EDA in Focus
No ITFederal at Royal Phoenix, no need for infrastructure either?

Mayor Hollis Tharpe, glaring from head of table, and Councilman Jacob Meza, pictured below, were at odds over the importance of a continued town government commitment to infrastructure development at the planned Royal Phoenix Business Park portion of the former Avtex Superfund site. Photos/Roger Bianchini
How the Town of Front Royal should react to the news of an abrupt change of plans at the Royal Phoenix Business Park site – news town officials apparently learned about from media reports published March 14, including Royal Examiner Editor Norma Jean Shaw’s “Update: Tran says ITFederal is not opening and is an EB-5 Visa Project” and Josh Gully’s (Northern Virginia Daily) “$500,000-plus spent on dead police academy” – were a heated topic of discussion at the Monday, March 18 Front Royal Town Council work session.
UPDATE: Tran says ITFederal is not opening and it is an EB-5 Visa project
Citing “newspaper articles” about ITFederal principal Truc “Curt” Tran’s decision not to relocate his Northern Virginia-based tech solutions company to the 30-acre Royal Phoenix Business Park property gifted to him in 2015 by the Front Royal-Warren County Economic Development Authority for one dollar, Councilman Jacob Meza questioned the Town’s financial commitment to infrastructure development at the Royal Phoenix site.
That commitment is currently two-fold: 1/ to build a wastewater treatment pumping station designed to serve an estimated seven commercial pads and as many as 4,200 people on site at a cost estimated at $400,000 in 2017; and 2/ phase one of the West Main Street connector road designed to eventually serve as the main access through the 147-acre business park property. Phase One of the western connector road project through the 30-acre ITFederal parcel from Kendrick Lane has been estimated at a cost of $1.3 million, with a $650,000 VDOT match and a $150,000 commitment from Tran in exchange for not having to build an individual wastewater pumping system for his project.
How Tran’s decision not to relocate his company here, but rather attempt to sublet the 10,000 square-foot building under construction on site, will impact his financial commitments to the property remains to be seen.

Curt Tran on site on Dec. 20, 2018, the day EDA Executive Director Jennifer McDonald tendered her resignation while under job performance scrutiny by her board.
But with the first commercial development project at the Royal Phoenix site in flux, Councilman Meza asked if the Town’s planned infrastructure investment at Royal Phoenix might not be put to better use elsewhere, most specifically in funding the growing debt service projections on construction of the new $10-million Front Royal Police headquarters across Kendrick Lane from the Royal Phoenix site.
As one of council’s strongest proponents last year of rejecting a locked-in 2.65% bank-secured 30-year interest rate bond issue in favor of a promised nine-year period of interest-free paybacks on a long-term loan through the New Market Tax Credit program to fund the police station, Meza has been somewhat defensive about those climbing police headquarters debt service projections during recent work sessions – “No one ever said it was going to be built for free,” Meza volunteered at a March 4 work session.
Following the revelation the EDA had not secured a $24-million capital improvement projects loan through the NMTC program as council believed had been accomplished, construction costs are currently being met through an EDA line of credit. However, those costs on the $10-million project will eventually have to be paid back at what have been steadily-climbing interest rates that are currently in the 4.5% range over a 30-year payback – numbers Meza cited on Monday resulting in the need to cover an annual debt service in the $600,000 range. When council thought the NMTC option was available initial annual debt service payments of $240,000 were cited, compared to the fixed 2.65% rate’s 30-year term annual debt service of about $342,000.

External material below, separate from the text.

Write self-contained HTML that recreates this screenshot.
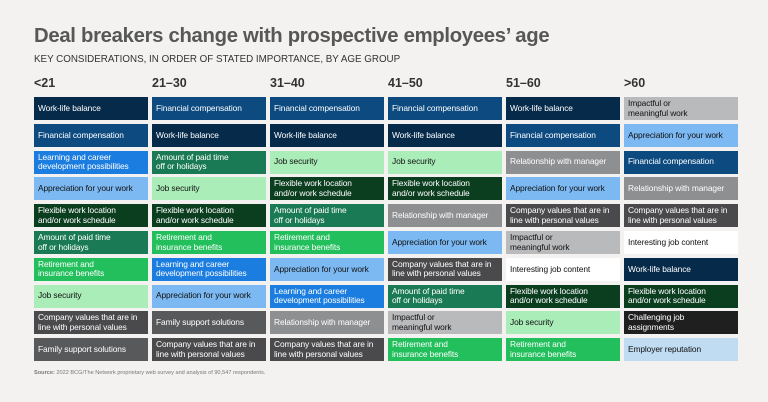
<!DOCTYPE html>
<html><head><meta charset="utf-8"><style>
body{margin:0;width:768px;height:402px;background:#f3f2f0;font-family:"Liberation Sans",sans-serif;position:relative;overflow:hidden}
.t{position:absolute;left:34px;top:25px;font-size:20.3px;font-weight:bold;color:#575757;letter-spacing:-0.3px}
.s{position:absolute;left:34px;top:54px;font-size:9.8px;color:#333}
.h{position:absolute;top:76px;font-size:12.5px;font-weight:bold;color:#333}
.b{position:absolute;width:114px;height:23px;box-sizing:border-box;padding:0 4px;display:flex;align-items:center;font-size:8.4px;line-height:9.6px;color:#fff;white-space:nowrap;letter-spacing:-0.1px}
.src{position:absolute;left:34px;top:370px;font-size:5.6px;color:#777}
</style></head><body>
<div class="t">Deal breakers change with prospective employees’ age</div>
<div class="s">KEY CONSIDERATIONS, IN ORDER OF STATED IMPORTANCE, BY AGE GROUP</div>
<div id="grid"></div>
<div class="src"><b>Source:</b> 2022 BCG/The Network proprietary web survey and analysis of 90,547 respondents.</div>
<script>
const groups=["<21","21–30","31–40","41–50","51–60",">60"];
const rankings=[
["Work-life balance","Financial compensation","Learning and career development possibilities","Appreciation for your work","Flexible work location and/or work schedule","Amount of paid time off or holidays","Retirement and insurance benefits","Job security","Company values that are in line with personal values","Family support solutions"],
["Financial compensation","Work-life balance","Amount of paid time off or holidays","Job security","Flexible work location and/or work schedule","Retirement and insurance benefits","Learning and career development possibilities","Appreciation for your work","Family support solutions","Company values that are in line with personal values"],
["Financial compensation","Work-life balance","Job security","Flexible work location and/or work schedule","Amount of paid time off or holidays","Retirement and insurance benefits","Appreciation for your work","Learning and career development possibilities","Relationship with manager","Company values that are in line with personal values"],
["Financial compensation","Work-life balance","Job security","Flexible work location and/or work schedule","Relationship with manager","Appreciation for your work","Company values that are in line with personal values","Amount of paid time off or holidays","Impactful or meaningful work","Retirement and insurance benefits"],
["Work-life balance","Financial compensation","Relationship with manager","Appreciation for your work","Company values that are in line with personal values","Impactful or meaningful work","Interesting job content","Flexible work location and/or work schedule","Job security","Retirement and insurance benefits"],
["Impactful or meaningful work","Appreciation for your work","Financial compensation","Relationship with manager","Company values that are in line with personal values","Interesting job content","Work-life balance","Flexible work location and/or work schedule","Challenging job assignments","Employer reputation"]];
const colors={"Work-life balance":["#052a4a","#fff"],"Financial compensation":["#0c4a80","#fff"],"Learning and career development possibilities":["#1b7ddf","#fff"],"Appreciation for your work":["#7cb9f2","#111"],"Flexible work location and/or work schedule":["#0b3d1f","#fff"],"Amount of paid time off or holidays":["#1b7a56","#fff"],"Retirement and insurance benefits":["#22bf5c","#fff"],"Job security":["#aaedb9","#111"],"Company values that are in line with personal values":["#4a4a4c","#fff"],"Family support solutions":["#58595b","#fff"],"Relationship with manager":["#8e8f91","#fff"],"Impactful or meaningful work":["#b9babc","#111"],"Interesting job content":["#ffffff","#111"],"Challenging job assignments":["#1f1f20","#fff"],"Employer reputation":["#c0dcf2","#111"]};
const breaks={"Learning and career development possibilities":"Learning and career<br>development possibilities","Flexible work location and/or work schedule":"Flexible work location<br>and/or work schedule","Amount of paid time off or holidays":"Amount of paid time<br>off or holidays","Retirement and insurance benefits":"Retirement and<br>insurance benefits","Company values that are in line with personal values":"Company values that are in<br>line with personal values","Impactful or meaningful work":"Impactful or<br>meaningful work","Challenging job assignments":"Challenging job<br>assignments"};
const g=document.getElementById('grid');
const colX=i=>34+i*118, rowY=r=>97+r*26.8;
groups.forEach((name,i)=>{
 const h=document.createElement('div');h.className='h';h.style.left=colX(i)+'px';h.textContent=name;
 
 
 g.appendChild(h);
 rankings[i].forEach((item,r)=>{
  const b=document.createElement('div');b.className='b';
  b.style.left=colX(i)+'px';b.style.top=rowY(r)+'px';
  const c=colors[item];b.style.background=c[0];b.style.color=c[1];
  b.innerHTML='<span>'+(breaks[item]||item)+'</span>';
  
  
  g.appendChild(b);
 });
});
</script>
</body></html>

No ITFed, no continued Royal Phoenix infrastructure investment was Councilman Meza’s (to right) solution to rising FRPD headquarters bond issue debt service numbers.
Meza suggested council move the Royal Phoenix infrastructure funding into the police station debt service payback as a means of avoiding raising taxes to cover at least a portion of that rising annual debt service number.
However, Mayor Hollis Tharpe countered that the infrastructure is not being constructed solely for ITFederal, but to facilitate the recruitment of additional commercial clients to the site. The mayor pointed out that the Royal Phoenix property was the town’s primary hope for expanded commercial development and increased commercial tax revenue for the future. And the plan at this point is still to attract a commercial client into the first Tran-constructed building on site.
Tharpe also pointed out that the West Main Street connector road was planned to, not only service the entire Royal Phoenix site, but serve as a long-sought western bypass to take north-south thru traffic off residential streets in mid-town Front Royal.
See council’s debate over the importance of a continued financial commitment to commercial redevelopment at the former Avtex Superfund site versus preventing tax hikes to cover rising debt service costs on this linked Royal Examiner video.

A yet-to-be-completed building in limbo – Curt Tran is looking for a business or businesses interested in subletting space in this 10,000 s.f. building under construction at the Royal Phoenix Business Park.